When a character commands the camera – when the camera must follow him, and nobody else in the scene – that character acquires power. He is dominating the shot. This is generally true, and so the opposite is often true as well: if the camera ignores a character and moves against him, then the character loses power. Here Billy is ‘cut down to size’ if you will, when the camera, ‘on its own’ decides to ignore him and look over there – over to the door. (I don’t think this movement is motivated by a sound from Shadrack – say a footstep or clearing of the throat – but I can’t say for sure.) Since Billy has been fantasizing of himself as a big man, an important man, someone superior to the imaginary Shadrack, when the camera moves against Billy, it deflates this image which the filmmakers hope Courtenay’s acting will have won us over (after all, the audience should be on Billy’s side at this point, and who among us hasn’t daydreamed about telling off our obnoxious and petty bosses?).
Schlesinger’s camera move might, therefore, be a deliberate effort to accelerate Billy’s loss of stature, to tear us back into ‘reality’ before Billy himself is ready for it, or aware of his boss’s presence.

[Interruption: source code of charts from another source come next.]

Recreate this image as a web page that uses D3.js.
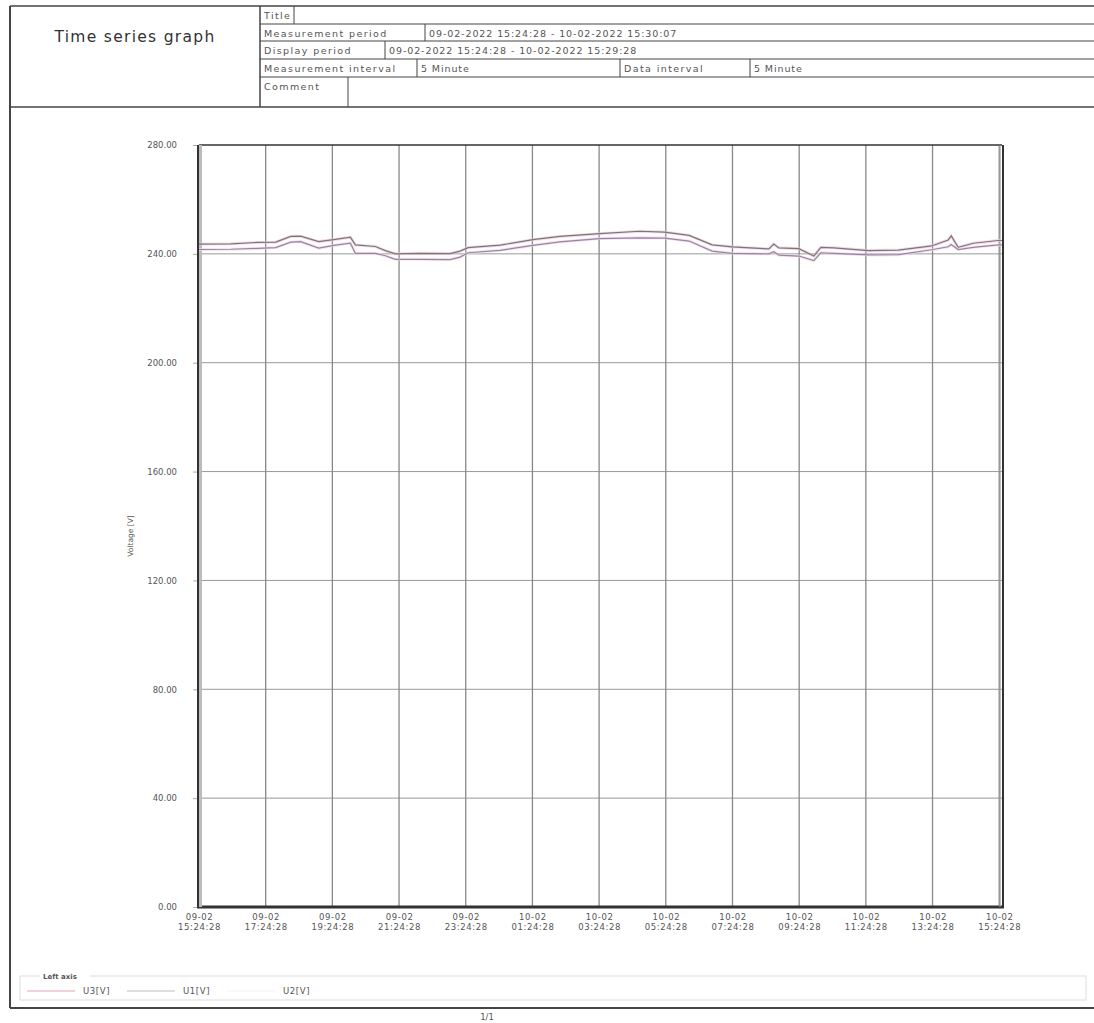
<!DOCTYPE html>
<html>
<head>
<meta charset="utf-8">
<script src="https://cdnjs.cloudflare.com/ajax/libs/d3/7.8.5/d3.min.js"></script>
<style>
  html, body { margin: 0; padding: 0; background: #fff; }
  svg { display: block; font-family: "DejaVu Sans", Verdana, sans-serif; }
</style>
</head>
<body>
<div id="chart"></div>
<script>
// time of each breakpoint, hours after 09-02-2022 15:24:28
const hoursFromStart = [0, 0.96, 1.76, 2.3, 2.75, 3.05, 3.59, 4.09, 4.54, 4.69, 5.29, 5.59, 5.89, 6.63, 7.53, 7.83, 8.07,
    9.03, 10.01, 10.82, 12.01, 13.21, 13.96, 14.7, 15.39, 15.99, 17.09, 17.24, 17.39, 17.99, 18.44, 18.65, 19.04,
    20.08, 20.98, 21.97, 22.47, 22.56, 22.77, 23.22, 23.97, 24.08];

const u1Values = [243.6, 243.7, 244.2, 244.3, 246.4, 246.5, 244.5, 245.3, 246.1, 243.3, 242.7, 241.2, 240.0, 240.2, 240.1, 241.0, 242.3,
    243.2, 245.2, 246.4, 247.4, 248.3, 248.0, 246.8, 243.3, 242.6, 241.8, 243.6, 242.2, 241.9, 239.2, 242.4, 242.2,
    241.2, 241.4, 242.9, 245.1, 246.6, 242.4, 243.9, 244.9, 244.9];

const u3Values = [241.6, 241.7, 242.0, 242.3, 244.3, 244.5, 242.1, 243.2, 243.9, 240.2, 240.2, 239.3, 238.0, 238.0, 237.9, 238.8, 240.4,
    241.3, 243.1, 244.4, 245.6, 245.9, 245.8, 244.7, 241.0, 240.2, 240.0, 240.8, 239.5, 239.2, 237.5, 240.4, 240.2,
    239.6, 239.7, 241.5, 242.6, 243.4, 241.6, 242.4, 243.3, 243.3];

const yTicks = [0, 40, 80, 120, 160, 200, 240, 280];
const headerRows = [
    ["Title", ""],
    ["Measurement period", "09-02-2022 15:24:28 - 10-02-2022 15:30:07"],
    ["Display period", "09-02-2022 15:24:28 - 10-02-2022 15:29:28"],
    ["Measurement interval", "5 Minute", "Data interval", "5 Minute"],
    ["Comment", ""]
];
const legendNames = ["U3[V]", "U1[V]", "U2[V]"];

const W = 1094, H = 1023;
const svg = d3.select("#chart").append("svg").attr("width", W).attr("height", H);
const ink = "#444", txt = "#555";

// ---- header block ----
const hdr = { x0: 10, x1: 1094, split: 260, y0: 6, rowH: [18, 17, 18, 18, 30] };
svg.append("text")
    .attr("x", 135).attr("y", 42)
    .attr("text-anchor", "middle")
    .style("font-size", "15.5px").style("letter-spacing", "1.3px").style("fill", "#333")
    .text("Time series graph");

const cellEnds = [[294], [425], [385], [417, 620, 750], [348]];
let ry = hdr.y0;
svg.append("line").attr("x1", hdr.x0).attr("x2", hdr.x1).attr("y1", ry).attr("y2", ry).attr("stroke", ink).attr("stroke-width", 1.5);
headerRows.forEach((row, i) => {
    const h = hdr.rowH[i];
    const ends = cellEnds[i];
    let cx = hdr.split;
    row.forEach((t, j) => {
        svg.append("text")
            .attr("x", cx + 4).attr("y", ry + 12.5)
            .style("font-size", "9.5px").style("letter-spacing", j % 2 ? "0.9px" : "1.4px").style("fill", txt)
            .text(t);
        if (j < ends.length) {
            cx = ends[j];
            svg.append("line").attr("x1", cx).attr("x2", cx).attr("y1", ry).attr("y2", ry + h)
                .attr("stroke", ink).attr("stroke-width", 1);
        }
    });
    ry += h;
    svg.append("line").attr("x1", hdr.split).attr("x2", hdr.x1).attr("y1", ry).attr("y2", ry)
        .attr("stroke", ink).attr("stroke-width", i === headerRows.length - 1 ? 1.5 : 1);
});
const hdrBottom = ry;
svg.append("line").attr("x1", hdr.x0).attr("x2", hdr.split).attr("y1", hdrBottom).attr("y2", hdrBottom).attr("stroke", ink).attr("stroke-width", 1.5);
svg.append("line").attr("x1", hdr.split).attr("x2", hdr.split).attr("y1", hdr.y0).attr("y2", hdrBottom).attr("stroke", ink).attr("stroke-width", 1.5);

// outer frame
const frameBottom = 1008;
svg.append("line").attr("x1", hdr.x0).attr("x2", hdr.x0).attr("y1", hdr.y0).attr("y2", frameBottom).attr("stroke", ink).attr("stroke-width", 2);
svg.append("line").attr("x1", hdr.x0).attr("x2", W).attr("y1", frameBottom).attr("y2", frameBottom).attr("stroke", ink).attr("stroke-width", 2);
svg.append("text").attr("x", 487).attr("y", 1020).attr("text-anchor", "middle")
    .style("font-size", "8.5px").style("fill", txt).text("1/1");

// ---- chart ----
const plot = { left: 199, right: 1002, top: 145, bottom: 907 };
const start = new Date(2022, 1, 9, 15, 24, 28);
const end = new Date(2022, 1, 10, 15, 29, 28);
const toDate = h => new Date(start.getTime() + h * 3600e3);

const x = d3.scaleTime().domain([start, end]).range([plot.left, plot.right]);
const y = d3.scaleLinear().domain([0, 280]).range([plot.bottom, plot.top]);

const tickDates = d3.range(13).map(i => new Date(start.getTime() + i * 2 * 3600e3));

// gridlines
svg.append("g").selectAll("line").data(yTicks.slice(1, -1)).join("line")
    .attr("x1", plot.left).attr("x2", plot.right)
    .attr("y1", d => y(d)).attr("y2", d => y(d))
    .attr("stroke", "#999").attr("stroke-width", 1);
svg.append("g").selectAll("line").data(tickDates.slice(1)).join("line")
    .attr("x1", d => x(d)).attr("x2", d => x(d))
    .attr("y1", plot.top).attr("y2", plot.bottom)
    .attr("stroke", "#888").attr("stroke-width", 1.3);

// y axis
const yAxis = svg.append("g")
    .attr("transform", `translate(${plot.left},0)`)
    .call(d3.axisLeft(y).tickValues(yTicks).tickFormat(d3.format(".2f")).tickSize(6).tickPadding(16));
yAxis.select(".domain").remove();
yAxis.selectAll(".tick line").attr("stroke", "#aaa");
yAxis.selectAll("text").style("font-size", "8.5px").style("fill", txt).style("font-family", "DejaVu Sans, sans-serif");

svg.append("text")
    .attr("transform", `translate(133,${(plot.top + plot.bottom) / 2 + 10}) rotate(-90)`)
    .attr("text-anchor", "middle")
    .style("font-size", "7.5px").style("fill", txt)
    .text("Voltage [V]");

// x axis
const fmtDay = d3.timeFormat("%d-%m"), fmtTime = d3.timeFormat("%H:%M:%S");
const xAxis = svg.append("g")
    .attr("transform", `translate(0,${plot.bottom})`)
    .call(d3.axisBottom(x).tickValues(tickDates).tickSize(0).tickFormat(""));
xAxis.select(".domain").remove();
xAxis.selectAll(".tick").each(function (d) {
    const t = d3.select(this).append("text").attr("text-anchor", "middle")
        .style("font-size", "8.5px").style("letter-spacing", "0.6px").style("fill", txt).style("font-family", "DejaVu Sans, sans-serif");
    t.append("tspan").attr("x", 0).attr("y", 13).text(fmtDay(d));
    t.append("tspan").attr("x", 0).attr("y", 23).text(fmtTime(d));
});

// plot borders
svg.append("line").attr("x1", plot.left).attr("x2", plot.right).attr("y1", plot.top).attr("y2", plot.top).attr("stroke", "#333").attr("stroke-width", 1.5);
svg.append("line").attr("x1", plot.left - 2).attr("x2", plot.right + 2).attr("y1", plot.bottom).attr("y2", plot.bottom).attr("stroke", "#333").attr("stroke-width", 3);
svg.append("rect").attr("x", plot.left - 2).attr("y", plot.top).attr("width", 5).attr("height", plot.bottom - plot.top).attr("fill", "#bbb");
svg.append("line").attr("x1", plot.left - 1).attr("x2", plot.left - 1).attr("y1", plot.top).attr("y2", plot.bottom).attr("stroke", "#333").attr("stroke-width", 2);
svg.append("line").attr("x1", plot.right - 2).attr("x2", plot.right - 2).attr("y1", plot.top).attr("y2", plot.bottom).attr("stroke", "#999").attr("stroke-width", 1.2);
svg.append("line").attr("x1", plot.right + 1).attr("x2", plot.right + 1).attr("y1", plot.top).attr("y2", plot.bottom).attr("stroke", "#333").attr("stroke-width", 2);

// series
const line = d3.line().x(d => x(d.t)).y(d => y(d.v));
const series = [
    { name: "U1", values: u1Values, color: "#7d747c", halo: "#ecccd8" },
    { name: "U3", values: u3Values, color: "#9c82a6", halo: "#eedae6" }
];
series.forEach(s => {
    const pts = hoursFromStart.map((h, i) => ({ t: toDate(h), v: s.values[i] }));
    svg.append("path").datum(pts).attr("d", line).attr("fill", "none")
        .attr("stroke", s.halo).attr("stroke-width", 3).attr("opacity", 0.7);
    svg.append("path").datum(pts).attr("d", line).attr("fill", "none")
        .attr("stroke", s.color).attr("stroke-width", 1.2);
});

// ---- legend ----
const lg = svg.append("g");
lg.append("rect").attr("x", 20).attr("y", 976).attr("width", 1066).attr("height", 24)
    .attr("fill", "none").attr("stroke", "#ddd").attr("stroke-width", 1);
lg.append("rect").attr("x", 40).attr("y", 970).attr("width", 50).attr("height", 10).attr("fill", "#fff");
lg.append("text").attr("x", 43).attr("y", 979).style("font-size", "7px").style("font-weight", "bold").style("fill", "#555").text("Left axis");
const legendColors = ["#e2a4b6", "#bbbbbb", "#f6f0f0"];
legendNames.forEach((n, i) => {
    const lx = 27 + i * 100;
    lg.append("line").attr("x1", lx).attr("x2", lx + 48).attr("y1", 991).attr("y2", 991)
        .attr("stroke", legendColors[i]).attr("stroke-width", 1);
    lg.append("text").attr("x", lx + 56).attr("y", 994).style("font-size", "8.5px").style("letter-spacing", "0.6px").style("fill", txt).text(n);
});
</script>
</body>
</html>
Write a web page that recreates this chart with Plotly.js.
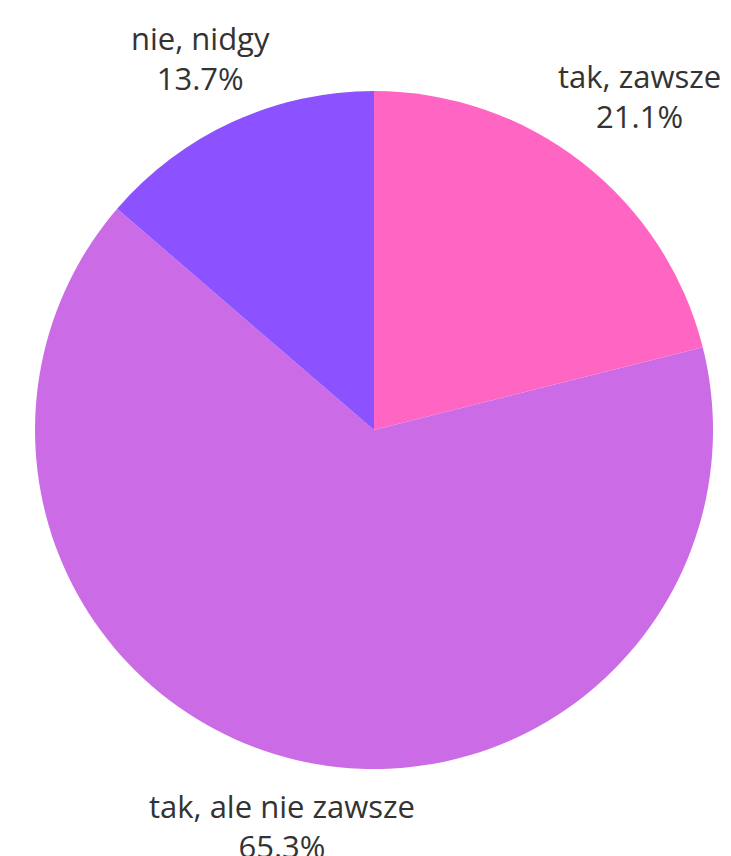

I still don’t much like it though. Because the second half of this scene, in which Shadrack enters the office and proceeds to tell Billy off, rejecting Billy’s resignation in no uncertain terms, will cut Billy down quickly enough. What after all is the first thing that’s going to happen in this part of the scene? Mr Shadrack is going to walk into the office, go behind his desk, sit down, open the letter of resignation, read it. Shadrack thus can capture and command the camera with his moves, and acquire power; the camera follows him and lets Billy go in and out of frame, undermining Billy’s power in this part of the scene. This sort of solution is generally used and preferred and considered more ‘elegant’ because it is invisible and organic – organic in the sense that it is invisible and the camera is following the blocking of the actors.